Но я была упряма, как черт, и пропускала все увещевания мимо ушей - в том числе и совет брать с собой на автодром сотоварища, который, если что пойдет не так, хотя бы достанет меня из-под мотоцикла.
Не удивительно, что однажды-таки наступил час расплаты: в очередной раз не вписавшись в поворот, я влетела в кусты и прилегла там на бок. Кроссовка под мотоциклом встала строго перпендикулярно, ногу выдернуть я не могла, столкнуть с себя мотоцикл - тоже. Могла только лежать и думать - представлять, как через неделю-другую падальщики сожрут мою нижнюю половину и я сумею наконец-то выбраться на дорогу, а там, глядишь, меня и сторожа найдут… В общем, картинка эта мне совсем не понравилась, и я ужом выползла сначала из кроссовки, а потом и из-под мота, радуясь, что нет ни перелома, ни вывиха. Минут через десять снова погнала по кругу, конечно – однако, выводы сделала. После этого случая со мной на автодром стали ходить «скамейкеры»: безлошадные и томившиеся от скуки. Сомневаюсь, что на безлюдном автодроме их ждало веселье, но, по крайней мере, диких яблок там было море, так что в плюсе оставались обе стороны.

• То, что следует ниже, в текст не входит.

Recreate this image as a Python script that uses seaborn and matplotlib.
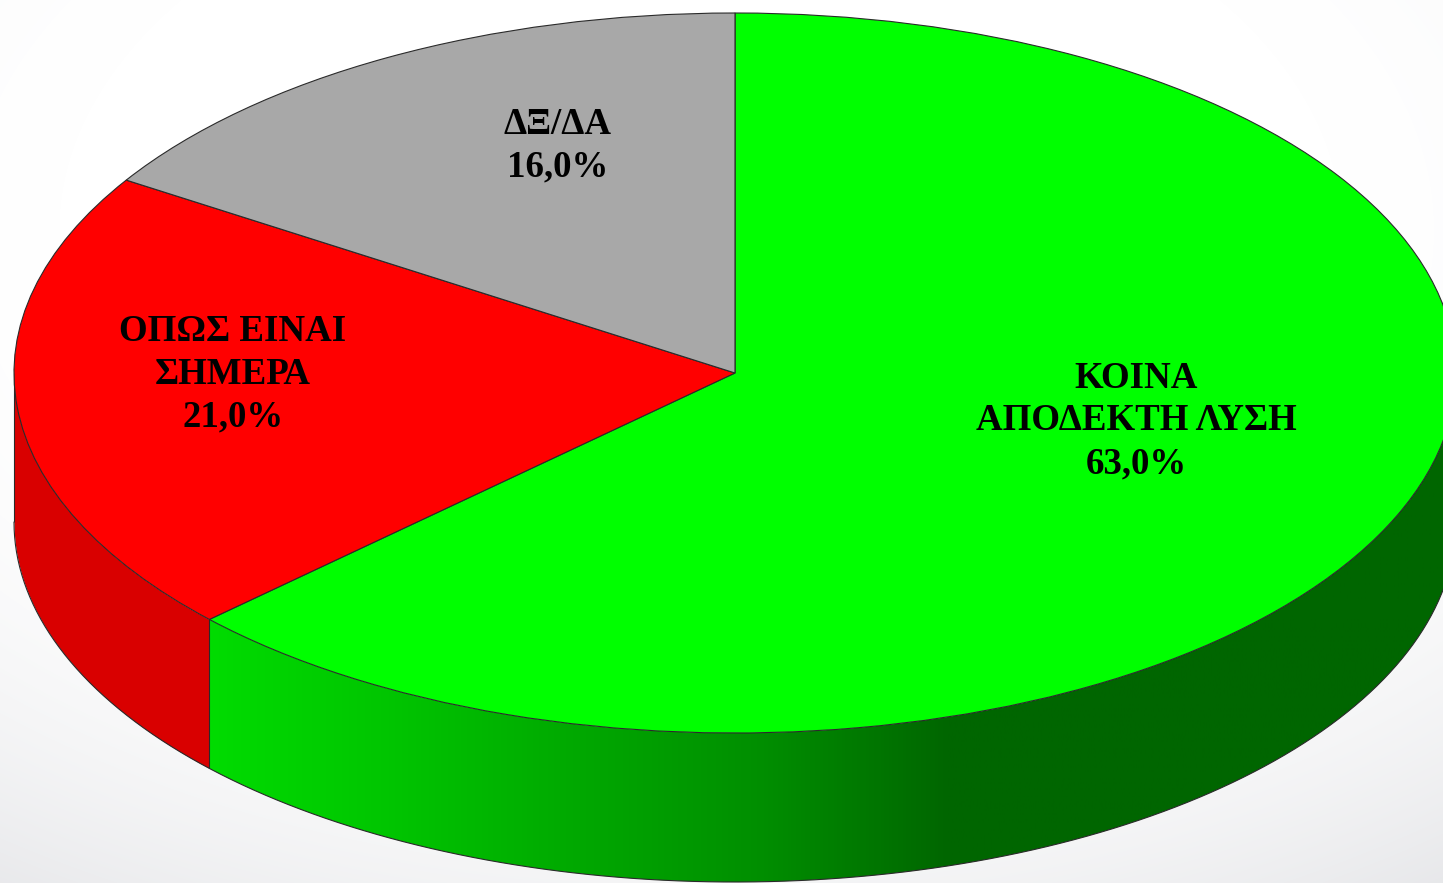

Впрочем, в моем случае и это не стало панацеей. В чужую голову, как известно, не залезешь, особенно если голова эта, как у херувима, кудрявая и погоняло у скамейкера – Ангел. Позовешь такого с собой, дашь четкие указания: когда бечь-спасать самому, когда подмогу звать, когда «скорую»… А он то ли реально проваливается во времени, то ли заигрывается в Эдемский сад – да-да, с яблоками, будь они не ладны. И в итоге, не справившись с очередным поворотом, ты лежишь под мотоциклом сиротинушкой и кричишь жалобно в облака, которых над тобой во множестве: «Аааангеееел!» И еще раз, и еще. И это такой зов в пустоту, что криповее, наверное, было бы только «Отче, почто ты оставил меня?» Впрочем, я обещала не поминать никого всуе)
И когда над тобой, осипшей, склоняются родные уже сторожа и все так же безмолвно достают тебя под белы рученьки из-под мотоцикла, ты волей-неволей заглядываешь им за спину в поисках крыльев: вдруг удалось докричаться до настоящих? А потом хромаешь к ангару, напевая «Ойё-ойё-ойё…», и понимаешь, что Шахрин все-таки был не прав. Услышат – знать бы кто и когда.